══ RECORDS SUPPLIED

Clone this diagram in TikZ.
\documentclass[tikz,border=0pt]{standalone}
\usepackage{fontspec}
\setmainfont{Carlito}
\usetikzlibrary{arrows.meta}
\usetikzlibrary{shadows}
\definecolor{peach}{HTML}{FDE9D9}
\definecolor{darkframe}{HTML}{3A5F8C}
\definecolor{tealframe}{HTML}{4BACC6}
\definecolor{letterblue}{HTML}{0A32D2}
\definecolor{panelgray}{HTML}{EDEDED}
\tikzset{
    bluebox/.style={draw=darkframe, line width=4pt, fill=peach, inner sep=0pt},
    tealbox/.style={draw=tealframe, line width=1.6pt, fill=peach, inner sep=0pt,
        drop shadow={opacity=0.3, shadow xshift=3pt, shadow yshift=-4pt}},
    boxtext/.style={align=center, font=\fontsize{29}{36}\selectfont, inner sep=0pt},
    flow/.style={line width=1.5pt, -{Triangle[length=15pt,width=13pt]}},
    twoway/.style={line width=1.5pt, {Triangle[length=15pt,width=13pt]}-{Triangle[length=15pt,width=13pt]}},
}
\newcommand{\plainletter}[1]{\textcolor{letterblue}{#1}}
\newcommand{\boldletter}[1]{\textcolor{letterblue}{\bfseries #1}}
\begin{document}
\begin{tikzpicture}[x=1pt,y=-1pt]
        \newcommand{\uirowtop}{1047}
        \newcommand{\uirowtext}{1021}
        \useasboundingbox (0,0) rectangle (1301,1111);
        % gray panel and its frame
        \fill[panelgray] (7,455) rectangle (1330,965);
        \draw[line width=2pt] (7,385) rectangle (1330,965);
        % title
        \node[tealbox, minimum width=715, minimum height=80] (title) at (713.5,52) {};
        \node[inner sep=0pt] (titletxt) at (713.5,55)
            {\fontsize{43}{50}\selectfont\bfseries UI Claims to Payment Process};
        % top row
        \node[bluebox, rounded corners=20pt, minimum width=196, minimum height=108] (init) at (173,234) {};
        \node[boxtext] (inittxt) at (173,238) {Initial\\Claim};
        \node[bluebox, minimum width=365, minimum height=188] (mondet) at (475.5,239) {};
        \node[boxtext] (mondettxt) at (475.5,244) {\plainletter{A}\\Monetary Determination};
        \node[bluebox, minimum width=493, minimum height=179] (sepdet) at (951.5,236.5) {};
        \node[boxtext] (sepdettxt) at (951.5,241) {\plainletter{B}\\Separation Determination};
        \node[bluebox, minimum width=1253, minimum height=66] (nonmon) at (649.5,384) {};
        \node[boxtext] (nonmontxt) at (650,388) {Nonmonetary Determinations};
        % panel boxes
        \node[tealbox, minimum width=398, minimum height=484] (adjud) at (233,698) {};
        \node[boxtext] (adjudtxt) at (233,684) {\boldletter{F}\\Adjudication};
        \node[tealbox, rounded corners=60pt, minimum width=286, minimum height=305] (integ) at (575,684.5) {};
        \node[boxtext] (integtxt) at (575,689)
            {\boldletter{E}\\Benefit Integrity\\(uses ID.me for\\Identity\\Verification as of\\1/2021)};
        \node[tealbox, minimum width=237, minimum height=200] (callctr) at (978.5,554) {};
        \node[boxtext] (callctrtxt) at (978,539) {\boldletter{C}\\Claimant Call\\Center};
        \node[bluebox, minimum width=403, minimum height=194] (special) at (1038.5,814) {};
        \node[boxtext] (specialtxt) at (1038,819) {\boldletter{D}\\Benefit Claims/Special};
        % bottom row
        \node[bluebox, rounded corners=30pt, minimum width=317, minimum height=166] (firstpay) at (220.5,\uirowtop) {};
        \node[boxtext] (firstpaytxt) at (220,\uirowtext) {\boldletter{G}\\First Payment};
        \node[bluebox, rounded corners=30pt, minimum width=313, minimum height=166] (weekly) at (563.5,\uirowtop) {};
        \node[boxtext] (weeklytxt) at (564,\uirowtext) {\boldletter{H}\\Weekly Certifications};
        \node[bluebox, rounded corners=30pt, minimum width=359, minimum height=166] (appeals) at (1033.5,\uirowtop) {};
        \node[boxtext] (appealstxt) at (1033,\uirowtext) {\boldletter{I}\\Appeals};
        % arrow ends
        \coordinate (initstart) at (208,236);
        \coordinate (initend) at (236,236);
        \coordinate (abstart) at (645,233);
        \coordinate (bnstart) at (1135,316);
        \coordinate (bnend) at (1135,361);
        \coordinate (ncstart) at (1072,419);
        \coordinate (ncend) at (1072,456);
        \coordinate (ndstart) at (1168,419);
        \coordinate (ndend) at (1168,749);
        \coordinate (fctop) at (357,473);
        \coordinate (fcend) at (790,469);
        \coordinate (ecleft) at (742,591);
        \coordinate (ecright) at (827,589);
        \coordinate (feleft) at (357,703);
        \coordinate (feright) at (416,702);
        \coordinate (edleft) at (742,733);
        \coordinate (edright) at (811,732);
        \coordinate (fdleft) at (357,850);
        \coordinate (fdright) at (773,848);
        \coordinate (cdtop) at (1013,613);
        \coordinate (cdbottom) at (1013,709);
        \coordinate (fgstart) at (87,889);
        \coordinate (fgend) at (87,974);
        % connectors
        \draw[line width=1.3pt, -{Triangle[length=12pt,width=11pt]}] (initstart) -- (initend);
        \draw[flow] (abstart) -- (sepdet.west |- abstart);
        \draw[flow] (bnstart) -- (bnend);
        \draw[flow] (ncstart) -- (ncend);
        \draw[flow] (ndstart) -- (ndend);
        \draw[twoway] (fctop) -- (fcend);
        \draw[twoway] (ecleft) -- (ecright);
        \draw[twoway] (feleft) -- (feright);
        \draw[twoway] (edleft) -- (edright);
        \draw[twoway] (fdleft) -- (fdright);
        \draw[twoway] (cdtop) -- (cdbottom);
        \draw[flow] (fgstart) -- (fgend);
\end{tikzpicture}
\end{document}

════
══ RECORDS SUPPLIED

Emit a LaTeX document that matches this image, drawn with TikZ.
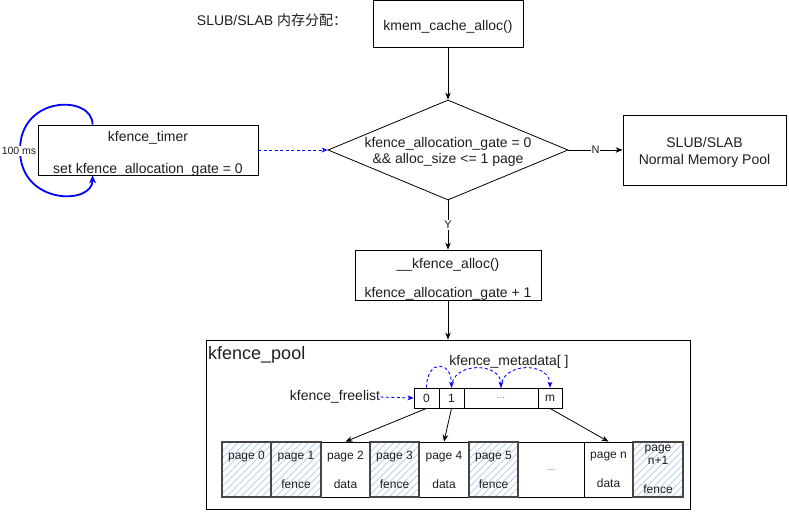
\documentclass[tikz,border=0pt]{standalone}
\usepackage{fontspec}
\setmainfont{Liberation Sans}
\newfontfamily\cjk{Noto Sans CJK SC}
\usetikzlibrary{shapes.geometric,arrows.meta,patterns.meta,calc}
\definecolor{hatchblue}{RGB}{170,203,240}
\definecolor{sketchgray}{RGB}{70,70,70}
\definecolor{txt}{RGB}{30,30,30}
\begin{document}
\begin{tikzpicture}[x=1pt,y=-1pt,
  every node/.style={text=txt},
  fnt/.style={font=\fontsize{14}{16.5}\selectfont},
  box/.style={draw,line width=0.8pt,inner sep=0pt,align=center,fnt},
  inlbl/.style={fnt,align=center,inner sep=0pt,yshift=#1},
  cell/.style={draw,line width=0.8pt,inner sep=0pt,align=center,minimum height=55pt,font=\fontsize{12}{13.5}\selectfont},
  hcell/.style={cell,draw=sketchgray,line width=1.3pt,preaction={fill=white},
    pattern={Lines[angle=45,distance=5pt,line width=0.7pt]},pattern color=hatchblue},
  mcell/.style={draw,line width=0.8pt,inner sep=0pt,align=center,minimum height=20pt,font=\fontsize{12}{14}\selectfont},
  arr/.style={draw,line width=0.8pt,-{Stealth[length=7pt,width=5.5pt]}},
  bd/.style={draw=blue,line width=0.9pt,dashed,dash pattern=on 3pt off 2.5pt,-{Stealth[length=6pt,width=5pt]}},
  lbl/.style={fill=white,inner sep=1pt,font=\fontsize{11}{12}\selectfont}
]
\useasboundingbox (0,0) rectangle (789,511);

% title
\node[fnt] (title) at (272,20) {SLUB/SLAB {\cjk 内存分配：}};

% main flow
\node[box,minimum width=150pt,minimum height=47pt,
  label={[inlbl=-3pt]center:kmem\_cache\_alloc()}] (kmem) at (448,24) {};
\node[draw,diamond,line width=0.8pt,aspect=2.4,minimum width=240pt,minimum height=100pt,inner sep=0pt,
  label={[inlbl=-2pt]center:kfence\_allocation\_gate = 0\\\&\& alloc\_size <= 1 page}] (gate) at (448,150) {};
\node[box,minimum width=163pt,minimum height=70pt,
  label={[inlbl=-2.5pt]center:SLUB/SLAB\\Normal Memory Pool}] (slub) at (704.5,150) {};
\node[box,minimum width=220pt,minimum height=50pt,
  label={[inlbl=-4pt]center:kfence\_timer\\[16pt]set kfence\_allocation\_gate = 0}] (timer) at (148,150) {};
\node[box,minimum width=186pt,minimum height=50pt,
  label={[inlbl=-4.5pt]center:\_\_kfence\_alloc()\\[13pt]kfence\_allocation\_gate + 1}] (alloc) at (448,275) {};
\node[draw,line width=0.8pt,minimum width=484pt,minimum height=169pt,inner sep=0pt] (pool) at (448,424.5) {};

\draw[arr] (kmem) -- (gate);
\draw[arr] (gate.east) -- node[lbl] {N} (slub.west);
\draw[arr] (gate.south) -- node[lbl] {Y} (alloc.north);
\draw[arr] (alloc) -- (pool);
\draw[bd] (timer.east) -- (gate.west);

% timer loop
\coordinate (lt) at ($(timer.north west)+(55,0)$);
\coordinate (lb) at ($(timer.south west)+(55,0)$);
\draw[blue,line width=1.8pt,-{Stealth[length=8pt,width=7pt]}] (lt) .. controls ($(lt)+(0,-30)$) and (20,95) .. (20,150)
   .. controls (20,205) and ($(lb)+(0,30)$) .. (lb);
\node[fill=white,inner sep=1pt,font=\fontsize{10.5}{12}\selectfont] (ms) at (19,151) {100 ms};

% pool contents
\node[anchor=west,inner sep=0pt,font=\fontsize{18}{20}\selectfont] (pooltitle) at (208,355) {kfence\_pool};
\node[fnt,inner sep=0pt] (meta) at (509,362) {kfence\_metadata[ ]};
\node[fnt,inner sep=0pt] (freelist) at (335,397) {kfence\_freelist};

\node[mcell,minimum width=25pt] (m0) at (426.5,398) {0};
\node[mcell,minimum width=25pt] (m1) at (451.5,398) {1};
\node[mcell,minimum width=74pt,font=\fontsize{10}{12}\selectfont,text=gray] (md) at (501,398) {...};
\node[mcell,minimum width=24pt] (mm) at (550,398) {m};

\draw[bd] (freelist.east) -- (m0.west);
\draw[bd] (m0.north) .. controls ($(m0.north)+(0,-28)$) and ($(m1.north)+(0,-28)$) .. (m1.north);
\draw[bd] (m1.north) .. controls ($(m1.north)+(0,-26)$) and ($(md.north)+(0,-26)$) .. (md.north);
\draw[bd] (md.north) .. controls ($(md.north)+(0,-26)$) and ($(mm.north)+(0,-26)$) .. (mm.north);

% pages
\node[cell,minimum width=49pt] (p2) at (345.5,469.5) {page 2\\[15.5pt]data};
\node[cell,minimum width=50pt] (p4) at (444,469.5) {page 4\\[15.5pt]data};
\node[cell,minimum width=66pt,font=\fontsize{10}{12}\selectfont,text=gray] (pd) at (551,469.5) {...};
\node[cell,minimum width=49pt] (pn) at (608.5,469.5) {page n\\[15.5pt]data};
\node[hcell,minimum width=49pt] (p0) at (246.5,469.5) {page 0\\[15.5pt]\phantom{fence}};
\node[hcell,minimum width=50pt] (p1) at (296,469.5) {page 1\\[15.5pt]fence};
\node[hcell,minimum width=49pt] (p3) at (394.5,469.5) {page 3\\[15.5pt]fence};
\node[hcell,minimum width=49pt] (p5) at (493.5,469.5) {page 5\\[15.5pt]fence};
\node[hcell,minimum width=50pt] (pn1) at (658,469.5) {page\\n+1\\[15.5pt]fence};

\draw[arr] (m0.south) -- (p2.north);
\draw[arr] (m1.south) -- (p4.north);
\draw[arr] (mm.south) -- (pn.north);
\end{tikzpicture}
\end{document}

════
══ RECORDS SUPPLIED

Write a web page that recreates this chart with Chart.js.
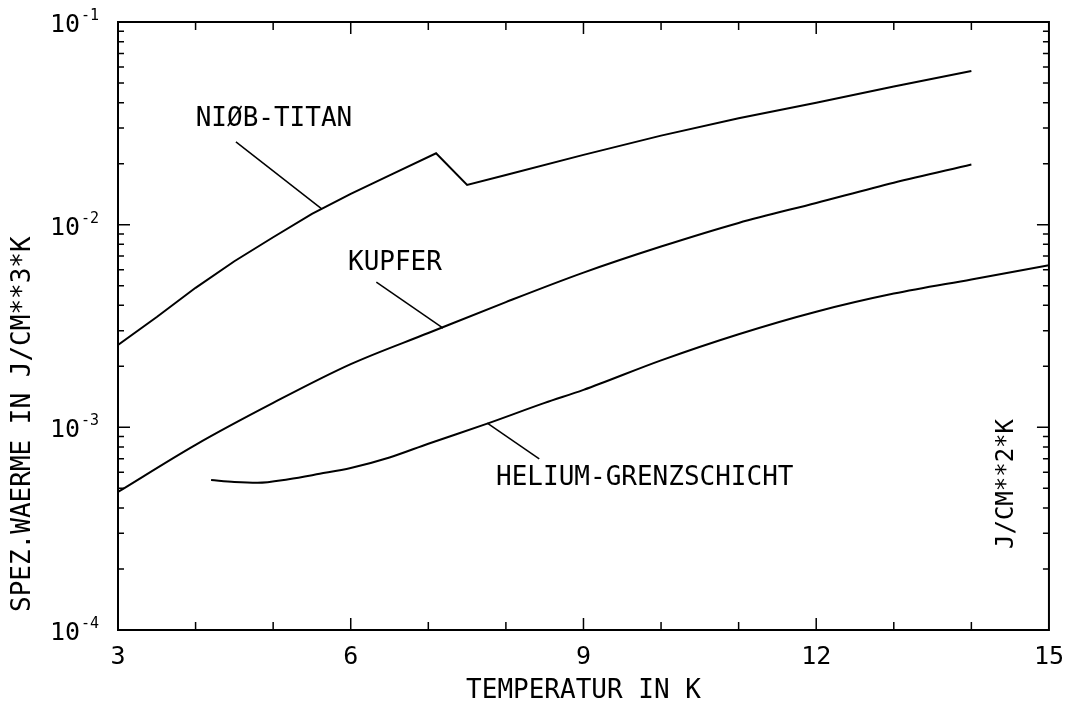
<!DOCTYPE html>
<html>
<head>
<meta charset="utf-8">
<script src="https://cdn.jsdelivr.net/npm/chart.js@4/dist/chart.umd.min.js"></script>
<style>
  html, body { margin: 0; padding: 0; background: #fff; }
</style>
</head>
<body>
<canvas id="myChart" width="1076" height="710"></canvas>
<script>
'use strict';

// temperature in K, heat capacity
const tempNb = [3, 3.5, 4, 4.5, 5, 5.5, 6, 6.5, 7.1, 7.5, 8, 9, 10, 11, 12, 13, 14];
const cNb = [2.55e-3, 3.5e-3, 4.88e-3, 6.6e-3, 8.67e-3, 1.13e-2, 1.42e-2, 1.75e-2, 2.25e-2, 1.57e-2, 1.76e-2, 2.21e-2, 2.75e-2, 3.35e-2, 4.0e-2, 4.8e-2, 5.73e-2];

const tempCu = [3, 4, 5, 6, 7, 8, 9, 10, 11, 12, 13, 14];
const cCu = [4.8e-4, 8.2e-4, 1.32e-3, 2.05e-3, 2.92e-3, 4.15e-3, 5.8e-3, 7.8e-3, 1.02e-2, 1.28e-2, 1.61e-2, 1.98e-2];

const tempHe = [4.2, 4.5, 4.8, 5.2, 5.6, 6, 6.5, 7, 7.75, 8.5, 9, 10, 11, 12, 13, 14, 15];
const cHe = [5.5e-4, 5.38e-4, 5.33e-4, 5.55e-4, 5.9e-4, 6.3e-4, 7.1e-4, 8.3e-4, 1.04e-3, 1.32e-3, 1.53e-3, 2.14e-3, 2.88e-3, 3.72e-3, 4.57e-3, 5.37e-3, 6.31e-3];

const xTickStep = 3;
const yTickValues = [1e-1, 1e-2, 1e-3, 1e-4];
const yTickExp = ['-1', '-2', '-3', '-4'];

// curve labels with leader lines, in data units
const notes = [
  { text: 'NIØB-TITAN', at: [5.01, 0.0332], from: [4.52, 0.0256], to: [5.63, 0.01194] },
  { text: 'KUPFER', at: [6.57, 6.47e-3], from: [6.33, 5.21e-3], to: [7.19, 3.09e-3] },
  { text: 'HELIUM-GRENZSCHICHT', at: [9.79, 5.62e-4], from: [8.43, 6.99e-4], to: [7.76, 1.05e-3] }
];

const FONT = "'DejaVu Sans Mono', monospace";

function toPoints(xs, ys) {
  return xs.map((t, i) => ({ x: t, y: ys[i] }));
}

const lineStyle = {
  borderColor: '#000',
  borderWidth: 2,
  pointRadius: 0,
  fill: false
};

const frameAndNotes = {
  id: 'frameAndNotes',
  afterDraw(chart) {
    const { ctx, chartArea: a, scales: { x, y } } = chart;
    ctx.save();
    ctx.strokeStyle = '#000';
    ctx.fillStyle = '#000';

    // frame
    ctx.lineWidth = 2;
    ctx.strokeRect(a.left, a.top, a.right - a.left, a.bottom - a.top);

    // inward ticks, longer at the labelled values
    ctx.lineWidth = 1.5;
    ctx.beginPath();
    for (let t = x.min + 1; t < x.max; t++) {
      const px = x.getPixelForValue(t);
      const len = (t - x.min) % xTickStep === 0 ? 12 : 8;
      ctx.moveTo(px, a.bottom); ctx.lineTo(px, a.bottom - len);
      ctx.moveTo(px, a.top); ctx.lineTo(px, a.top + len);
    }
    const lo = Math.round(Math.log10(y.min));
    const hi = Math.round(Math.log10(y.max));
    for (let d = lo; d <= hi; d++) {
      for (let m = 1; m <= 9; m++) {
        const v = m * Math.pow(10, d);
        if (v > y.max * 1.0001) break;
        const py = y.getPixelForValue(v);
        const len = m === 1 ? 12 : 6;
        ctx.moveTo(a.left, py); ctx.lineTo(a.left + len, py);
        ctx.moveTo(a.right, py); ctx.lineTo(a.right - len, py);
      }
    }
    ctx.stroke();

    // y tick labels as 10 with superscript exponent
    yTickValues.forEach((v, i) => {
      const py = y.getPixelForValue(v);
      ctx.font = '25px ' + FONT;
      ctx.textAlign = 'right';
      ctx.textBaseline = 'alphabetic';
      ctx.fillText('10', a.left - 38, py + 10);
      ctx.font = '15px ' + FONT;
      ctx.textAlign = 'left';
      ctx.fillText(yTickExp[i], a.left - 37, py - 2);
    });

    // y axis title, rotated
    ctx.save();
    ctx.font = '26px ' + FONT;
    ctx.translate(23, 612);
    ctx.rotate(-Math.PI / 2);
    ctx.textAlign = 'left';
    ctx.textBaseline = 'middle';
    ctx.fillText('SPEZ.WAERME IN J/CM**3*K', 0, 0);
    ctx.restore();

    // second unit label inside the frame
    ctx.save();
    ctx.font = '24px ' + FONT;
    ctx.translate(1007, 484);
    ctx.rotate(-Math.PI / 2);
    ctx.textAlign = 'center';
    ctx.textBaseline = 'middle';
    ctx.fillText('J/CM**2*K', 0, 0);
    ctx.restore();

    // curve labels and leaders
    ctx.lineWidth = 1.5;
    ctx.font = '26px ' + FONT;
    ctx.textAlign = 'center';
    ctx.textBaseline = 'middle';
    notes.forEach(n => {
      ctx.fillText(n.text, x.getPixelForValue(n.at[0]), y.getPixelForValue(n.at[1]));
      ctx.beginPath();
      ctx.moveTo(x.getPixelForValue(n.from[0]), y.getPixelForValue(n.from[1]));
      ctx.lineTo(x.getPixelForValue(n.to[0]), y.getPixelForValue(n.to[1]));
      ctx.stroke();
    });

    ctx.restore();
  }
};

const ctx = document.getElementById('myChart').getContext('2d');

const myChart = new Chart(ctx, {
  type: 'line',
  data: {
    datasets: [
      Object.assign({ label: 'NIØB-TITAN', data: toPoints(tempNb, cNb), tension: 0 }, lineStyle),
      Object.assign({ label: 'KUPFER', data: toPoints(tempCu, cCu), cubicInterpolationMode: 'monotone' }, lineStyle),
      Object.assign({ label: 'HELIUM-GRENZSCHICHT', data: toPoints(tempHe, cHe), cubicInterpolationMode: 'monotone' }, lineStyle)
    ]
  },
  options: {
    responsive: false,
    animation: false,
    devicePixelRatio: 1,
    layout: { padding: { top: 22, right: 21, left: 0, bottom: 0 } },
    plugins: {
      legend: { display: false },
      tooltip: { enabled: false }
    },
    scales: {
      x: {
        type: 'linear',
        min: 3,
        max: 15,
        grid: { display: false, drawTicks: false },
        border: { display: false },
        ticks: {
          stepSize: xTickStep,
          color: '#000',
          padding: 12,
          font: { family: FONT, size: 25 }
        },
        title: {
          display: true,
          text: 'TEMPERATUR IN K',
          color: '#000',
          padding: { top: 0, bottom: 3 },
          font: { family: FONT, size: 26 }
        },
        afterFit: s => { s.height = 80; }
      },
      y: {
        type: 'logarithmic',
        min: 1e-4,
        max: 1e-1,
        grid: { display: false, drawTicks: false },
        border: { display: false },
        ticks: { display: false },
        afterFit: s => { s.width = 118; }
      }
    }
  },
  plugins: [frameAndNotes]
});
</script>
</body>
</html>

════

**STATED EXERCISE**: Beginning with the line above that contains "Write a web" and finishing with the line that contains "4.0e-2, 4.8e-2, 5.73e-2];", print those lines exactly and only. Skip all pictures.

**ANSWER TO THE PROBLEM**:
Write a web page that recreates this chart with Chart.js.
<!DOCTYPE html>
<html>
<head>
<meta charset="utf-8">
<script src="https://cdn.jsdelivr.net/npm/chart.js@4/dist/chart.umd.min.js"></script>
<style>
  html, body { margin: 0; padding: 0; background: #fff; }
</style>
</head>
<body>
<canvas id="myChart" width="1076" height="710"></canvas>
<script>
'use strict';

// temperature in K, heat capacity
const tempNb = [3, 3.5, 4, 4.5, 5, 5.5, 6, 6.5, 7.1, 7.5, 8, 9, 10, 11, 12, 13, 14];
const cNb = [2.55e-3, 3.5e-3, 4.88e-3, 6.6e-3, 8.67e-3, 1.13e-2, 1.42e-2, 1.75e-2, 2.25e-2, 1.57e-2, 1.76e-2, 2.21e-2, 2.75e-2, 3.35e-2, 4.0e-2, 4.8e-2, 5.73e-2];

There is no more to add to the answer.